[PATCH 0 of 6] Improve readability of non-ascii hg emails (issue814)

Sun Jul 13 11:03:48 CDT 2008

On Sat, 2008-07-12 at 21:28 +0100, Christian Ebert wrote:
> * Matt Mackall on Friday, July 11, 2008 at 11:48:34 -0500
> > On Wed, 2008-07-09 at 17:33 +0100, Christian Ebert wrote:
> >> I resubmit a patch series to improve handling of non-ascii mail.
> > 
> > Hey folks: when you submit a patch that tries tackle a tricky technical
> > issue, you should describe exactly what your approach is and why it's
> > better than the alternatives up front. This patch series may very well
> > be the best possible answer to the problem,
> 
> I guarantee that it is not ;)
> 
> > and you may have already
> > described exactly what your approach is to me last week, but a) I've
> > completely forgotten already and b) it needs to be in the changelog
> > because I'll have forgotten it again next week. 
> 
> Hm, I tried hard in the description you snipped.

Ahh, but you wrote it aimed at someone who remembers what the problem
was in the first place. Let me jog my brain a bit. You wrote:

> 1. Patches
> 
> Patches must be kept independent of conventions between sender
> and recipient. They are sent in ascii, utf-8, or as fake ascii
> (current behaviour; see also TODO). utf-8 is safe to detect.

Ok, so that means when we send an inline patch, we'll send the
description in the same form as the patch, possibly promoting the patch?
Alright, so that suggests this table:

description    inline patch
             ascii        utf-8     other
ascii        ascii        utf-8     fake-ascii    
utf-8        utf-8        utf-8     ??

So if someone checks in a file with latin-1 (aka other) and latin-1
description (converted to utf-8), what happens? Do we call the message
ascii? Do we transcode our utf-8 back to ascii? Or do we put the utf-8
description in the message body and still call it ascii? 

> 2. Mail parts that do not contain patches
> 
> Introduce new [email] sendcharsets config (default:
> util._encoding). us-ascii is always implied and tried first.

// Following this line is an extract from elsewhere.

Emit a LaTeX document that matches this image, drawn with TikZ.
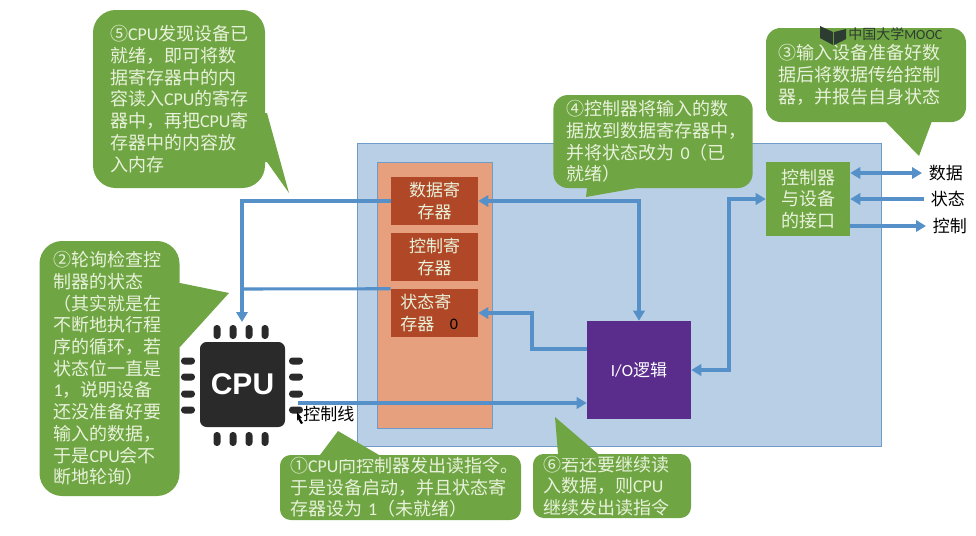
\documentclass[tikz,border=0pt]{standalone}
\usepackage{fontspec}
\setmainfont{Noto Sans CJK SC}
\newfontfamily\latinfont{Carlito}
\newfontfamily\chipfont{Liberation Sans}
\usetikzlibrary{arrows.meta}
\definecolor{PanelBlue}{RGB}{184,207,230}
\definecolor{PanelEdge}{RGB}{110,155,200}
\definecolor{RegPanel}{RGB}{230,160,125}
\definecolor{RegFill}{RGB}{176,72,40}
\definecolor{LogicPurple}{RGB}{90,44,140}
\definecolor{BubbleGreen}{RGB}{112,165,68}
\definecolor{BubbleText}{RGB}{232,242,218}
\definecolor{LinkBlue}{RGB}{85,145,200}
\definecolor{ChipBlack}{RGB}{42,42,42}
\definecolor{MarkDark}{RGB}{45,60,48}
\newcommand{\lat}[1]{{\latinfont #1}}
\tikzset{
    regbox/.style={rectangle, draw=none, fill=RegFill, text=BubbleText, minimum width=65.25pt, minimum height=36pt, inner sep=0pt, align=center, font=\fontsize{12.75}{16}\selectfont},
    bubble/.style={rectangle, fill=BubbleGreen, text=BubbleText, inner ysep=0pt, align=left, font=\fontsize{13.5}{16.3}\selectfont},
    bubbletail/.style={fill=BubbleGreen},
    sidelabel/.style={inner ysep=0pt, inner xsep=5pt, font=\fontsize{12.75}{15}\selectfont}
}

\begin{document}
\begin{tikzpicture}[
        x=0.75pt, y=-0.75pt,
        % connectors
        link/.style={draw=LinkBlue, line width=2.3pt},
        tip/.style={-{Triangle[length=7.5pt,width=8.5pt]}},
        bothtip/.style={{Triangle[length=7.5pt,width=8.5pt]}-{Triangle[length=7.5pt,width=8.5pt]}},
        revtip/.style={{Triangle[length=7.5pt,width=8.5pt]}-},
        pin/.style={fill=ChipBlack, rounded corners=2.5pt}
    ]
        \useasboundingbox (0,0) rectangle (976,536);

        % --- PANELS ---
        \node[rectangle, draw=PanelEdge, fill=PanelBlue, minimum width=393pt, minimum height=227.25pt, inner sep=0pt] (panel) at (619,294.5) {};
        \node[rectangle, draw=PanelEdge, fill=RegPanel, minimum width=86.25pt, minimum height=199.5pt, inner sep=0pt] (regpanel) at (434.5,295) {};

        % --- REGISTERS ---
        \node[regbox] (dataReg) at (434.5,201) {数据寄\\存器};
        \node[regbox] (ctrlReg) at (434.5,257) {控制寄\\存器};
        \node[regbox] (statusReg) at (434.5,313) {};
        \node[anchor=west, inner sep=0pt, align=left, text=BubbleText, font=\fontsize{12.75}{16}\selectfont] (statusText) at (400,313) {状态寄\\存器};
        \node[inner sep=0pt, font=\fontsize{12}{14}\selectfont\latinfont] (statusBit) at (454,324) {0};

        % --- LOGIC AND INTERFACE ---
        \node[rectangle, fill=LogicPurple, text=white, minimum width=78pt, minimum height=73.5pt, inner sep=0pt, font=\fontsize{12.75}{15}\selectfont] (ioLogic) at (639,370) {\lat{I/O}逻辑};
        \node[rectangle, fill=BubbleGreen, text=BubbleText, minimum width=63pt, minimum height=55.5pt, inner sep=0pt, align=center, font=\fontsize{13.5}{16.3}\selectfont] (ifaceBox) at (808,199) {控制器\\与设备\\的接口};

        % --- CPU ---
        \node[rectangle, fill=ChipBlack, rounded corners=5pt, text=white, minimum width=63.75pt, minimum height=63.75pt, inner sep=0pt, font=\fontsize{22.5}{26}\selectfont\chipfont\bfseries] (cpu) at (242.5,384.5) {CPU};
        \foreach \px in {217,233,249,265} {
            \fill[pin] (\px-3.5,325) rectangle (\px+3.5,339);
            \fill[pin] (\px-3.5,432) rectangle (\px+3.5,446);
        }
        \foreach \py in {361,377,394,410} {
            \fill[pin] (181,\py-3.5) rectangle (195,\py+3.5);
            \fill[pin] (289,\py-3.5) rectangle (303,\py+3.5);
        }

        % --- SIDE LABELS ---
        \node[sidelabel, anchor=west] (dataLbl) at (922,173) {数据};
        \node[sidelabel, anchor=west] (stateLbl) at (924,199) {状态};
        \node[sidelabel, anchor=west] (ctrlLbl) at (926,226) {控制};
        \node[inner sep=0pt, anchor=west, font=\fontsize{12.75}{15}\selectfont] (busLbl) at (303,414) {控制线};

        % --- CONNECTORS ---
        \coordinate (cpuIn) at (242,322);
        \coordinate (pollJoin) at (242,289);
        \coordinate (ioOut) at (587,349);
        \coordinate (ifTurn) at (729,370);
        \coordinate (busOut) at (298,403);
        \draw[link, tip] (dataReg.west) -| (cpuIn);
        \draw[link] (statusReg.north west) -- (pollJoin);
        \draw[link, bothtip] (dataReg.east) -| (ioLogic.north);
        \draw[link, tip] (ioOut) -- (532,349) -- (532,313) -- (statusReg.east);
        \draw[link, bothtip] (ioLogic.east) -- (ifTurn) |- (ifaceBox.west);
        \draw[link, tip] (busOut) -- (ioLogic.west |- busOut);
        \draw[link, bothtip] (ifaceBox.east |- dataLbl) -- (dataLbl.west);
        \draw[link, revtip] (ifaceBox.east |- stateLbl) -- (stateLbl.west);
        \draw[link, tip] (ifaceBox.east |- ctrlLbl) -- (ctrlLbl.west);

        % --- BUBBLES ---
        \node[bubble, rounded corners=17pt, text width=103.5pt, inner xsep=12.75pt, minimum height=133.5pt] (stepFive) at (179,99) {⑤\lat{CPU}发现设备已\\就绪，即可将数\\据寄存器中的内\\容读入\lat{CPU}的寄存\\器中，再把\lat{CPU}寄\\存器中的内容放\\入内存};
        \fill[bubbletail] (262,113) -- (267,113) -- (289,193) -- (267,162) -- (262,162) -- cycle;

        \node[bubble, rounded corners=17pt, text width=84pt, inner xsep=10.5pt, minimum height=191.25pt] (stepTwo) at (109.5,368.5) {②轮询检查控\\制器的状态\\（其实就是在\\不断地执行程\\序的循环，若\\状态位一直是\\\lat{1}，说明设备\\还没准备好要\\输入的数据，\\于是\lat{CPU}会不\\断地轮询）};
        \fill[bubbletail] (175,283) -- (180,283) -- (229,293) -- (180,347) -- (175,347) -- cycle;

        \node[bubble, rounded corners=8pt, text width=165.75pt, inner xsep=7.5pt, minimum height=48.75pt] (stepOne) at (400.5,487.5) {①\lat{CPU}向控制器发出读指令。\\于是设备启动，并且状态寄\\存器设为 \lat{1}（未就绪）};
        \fill[bubbletail] (320,459) -- (320,455) -- (338,431) -- (379,455) -- (379,459) -- cycle;

        \node[bubble, rounded corners=8pt, text width=103.5pt, inner xsep=7.5pt, minimum height=48pt] (stepSix) at (612,486) {⑥若还要继续读\\入数据，则\lat{CPU}\\继续发出读指令};
        \fill[bubbletail] (558,458) -- (558,454) -- (555,417) -- (598,454) -- (598,458) -- cycle;

        \node[bubble, rounded corners=11pt, text width=129.5pt, inner xsep=10pt, minimum height=69.75pt] (stepFour) at (653,141.5) {④控制器将输入的数\\据放到数据寄存器中，\\并将状态改为 \lat{0}（已\\就绪）};
        \fill[bubbletail] (587,184) -- (587,188) -- (586,197) -- (637,188) -- (637,184) -- cycle;

        \node[bubble, rounded corners=11pt, text width=132pt, inner xsep=9pt, minimum height=70.5pt] (stepThree) at (866,75) {③输入设备准备好数\\据后将数据传给控制\\器，并报告自身状态};
        \fill[bubbletail] (885,116) -- (885,121) -- (919,156) -- (932,121) -- (932,116) -- cycle;

        % --- WATERMARK ---
        \fill[MarkDark] (820,26) -- (833,32) -- (833,45) -- (820,38) -- cycle;
        \fill[MarkDark] (834,32) -- (846,29) -- (846,39) -- (834,45) -- cycle;
        \node[inner sep=0pt, anchor=west, text=MarkDark, font=\fontsize{10.5}{12}\selectfont] (markText) at (848,34) {中国大学\lat{MOOC}};

        % --- POINTER ---
        \fill[black] (297,412) -- (302,418) -- (300,418) -- (303,423) -- (301,424) -- (298,419) -- (297,421) -- cycle;
    \end{tikzpicture}
\end{document}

Does this interact with the above? Really, inline patches is the
interesting piece of this puzzle.

> [email]
> # for westerners
> sendcharsets = iso-8859-1, iso-8859-15, windows-1252
> # other examples:
> # iso-8859-1, iso-8859-15, windows-1252, iso-8859-2, windows-1250
> # iso-8859-1, iso-8859-15, windows-1252, iso-8859-2, windows-1250,
> iso-2022-jp, iso-2022-jp-ms
> 
> (idea stolen from Mutt)
> 
> For headers and message parts that do not contain patches the
> convert function cycles through sendcharsets in descending order
> to try a successful conversion.
> 
> Both $HGENCODING and util._fallbackencoding are tried for input.
> 
> As last resort the conversion falls back to fake ascii (ie. the
> current behaviour).

Uh, what about utf-8?

> > Also, don't do the **opts thing. Passing arbitrary sets of options
> > around is best avoided. Yes, I know there are a bunch of places we do it
> > in hg, and those are all pretty unfortunate. Here you're checking a
> > grand total of one option (test), and doing the wrong thing: we should
> > actually output the encoding that will be sent! How else can you
> > actually "test" mail encoding?
> 
> I beg to defer. Something like the following, while correct, is
> not helpful to a user:

s/defer/differ/. I suppose you're right. Nonetheless, you should trade
your **opts arg for a test boolean (perhaps with a better name).

-- 
Mathematics is the supreme nostalgia of our time.